シリコンバレーのエンジニアが語る、誰にも悪気はなかった話 | 上杉周作
Hackernews、Rebuildfm、日本のテレビなどでも活躍されている Shu Uesugi さんの記事。
とても面白いです。6万字と長いですが、ニューヨークタイムズのベストセラーとなった「The Prize」という本を日本人が理解できるように丁寧に解説し、日本の状況、彼の体験について書かれています。
直訳型ではないので読みやすいですし、とにかく読み物として面白いので、日本やアメリカの教育に興味がある人は是非読むと良いと思います。
もちろんそうでない人も色々楽しめる内容です。お金とっても良いレベルなんじゃないかと思います。
知れてよかったこと
この記事に書かれていることは大体知らなかったのですが、 このイースト・パロアルトやレッドラインの話は全く知りませんでした。
イースト・パロアルト
パロアルトといえば、スタンフォードやインターネットを発明したゼロックスのパロアルト研究所があるくらいしか知りませんでした。しかし、その目と鼻の先にあるイースト・パロアルトという場所は、かつて「レッドライン」と呼ばれる金融恐慌時に作成された黒人の多い地域を赤色で色分けされたエリアの一つでした。
この色分けによる政策のせいで、地域の衰退、貧困という負の連鎖により黒人と白人の資産格差が広がったと説明されています。(記事内ではもう少し詳しく書かれています。)
ギャング抗争のせいで、イースト・パロアルトは1992年に市内での殺人率が全米最高を記録した。 人口10万人あたりの殺人発生率は同時期の日本の「175倍」というとんでもない数字である。
そして、この土地の近くにFacebookの本社が移転し、マーク・ザッカーバーグがここで行った地域貢献(貧しい学区へ1億2000万ドルの寄付、学校の設立、インターンなど)について書かれています。

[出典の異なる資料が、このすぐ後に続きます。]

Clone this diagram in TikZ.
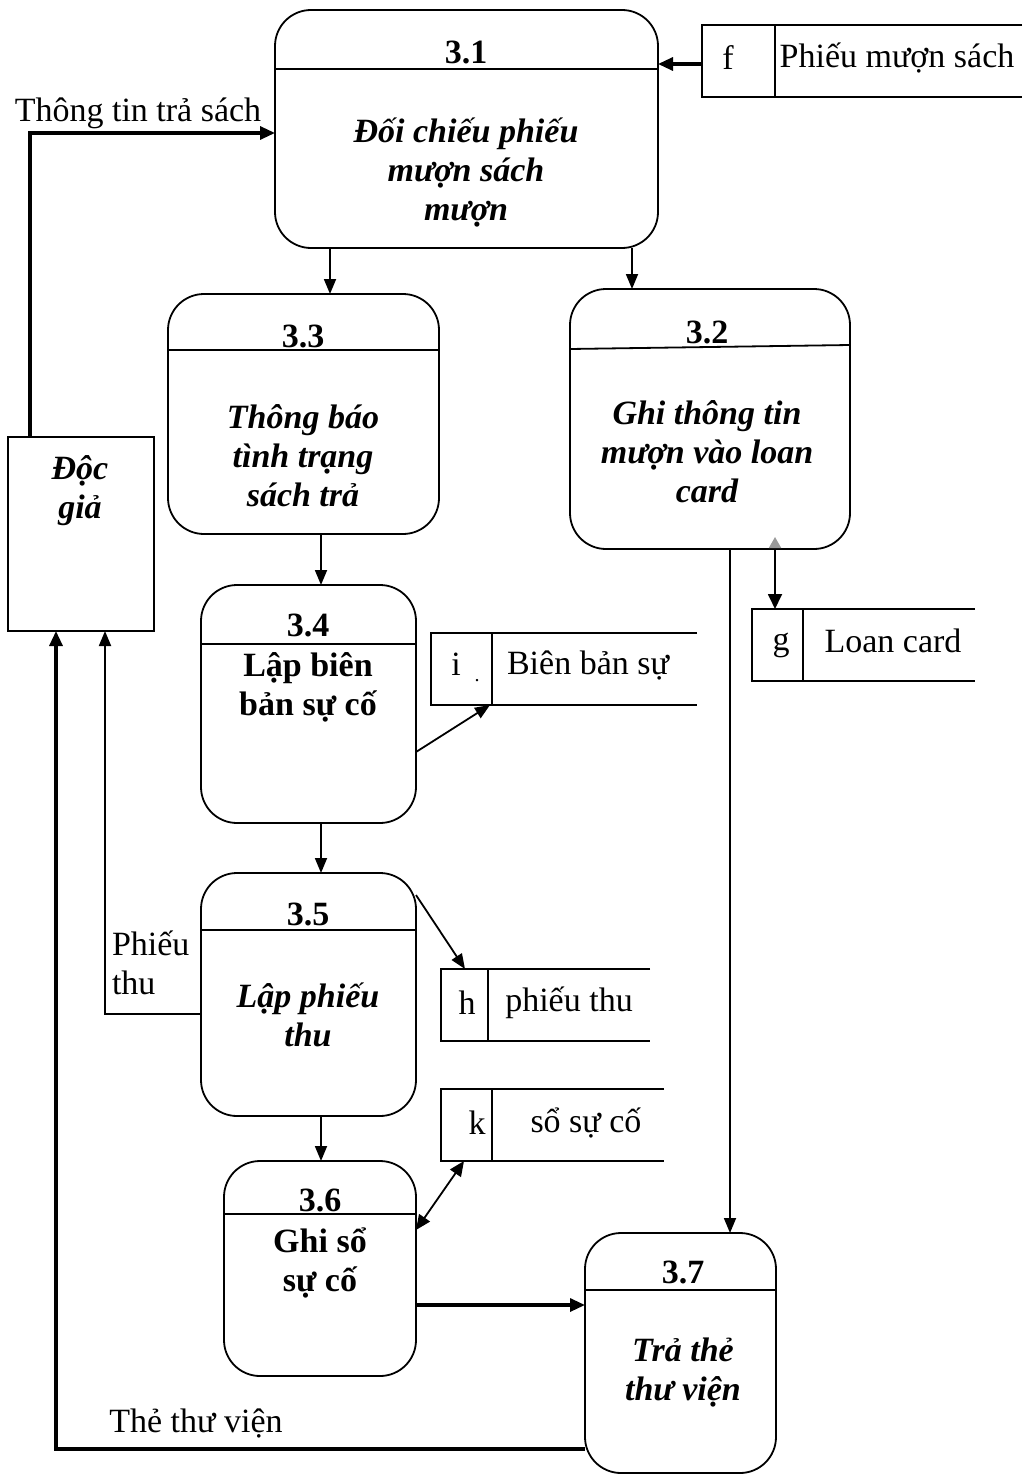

この話について掘り下げるのかと思ったら、ここまでが前振りで、ザッカーバーグが最初に行ったニューアークの教育機関への1億ドルの寄付がどのように行われ、そしてその取り組みがいかにして失敗したのかという話がここから始まります。
レッドライン(レッドライニング)
金融機関が低所得階層の黒人が居住する地域を、融資リスクが高いとして赤線で囲み、 融資対象から除外するなどして差別したとされる問題
アメリカの教育と政治イデオロギー
「再分配を大事にし、大きな政府を求める民主党」と、「競争を大事にし、小さな政府を求める共和党」 民主党も共和党も、「初等・中等教育においては、良い教育を無償で受けられるべき」と考えているのだ。
奨学金の話
学費が高いこと以上に、日本では諸外国に比べ、返済不要な「給付型」の奨学金が、 アメリカと比較どころか世界的に見ても圧倒的に少ない。 最近やっと、給付金奨学金が2018年から制度化することが決まったばかりだ。
地に足のついた日本での取り組み
記事では刺激的ではなく地に足のついた取り組みが大事であると説いています。
その中で彼が訪れた4つの団体が紹介されています。
無料の学習塾もすごいですし、モリウミアスも素敵な場所です。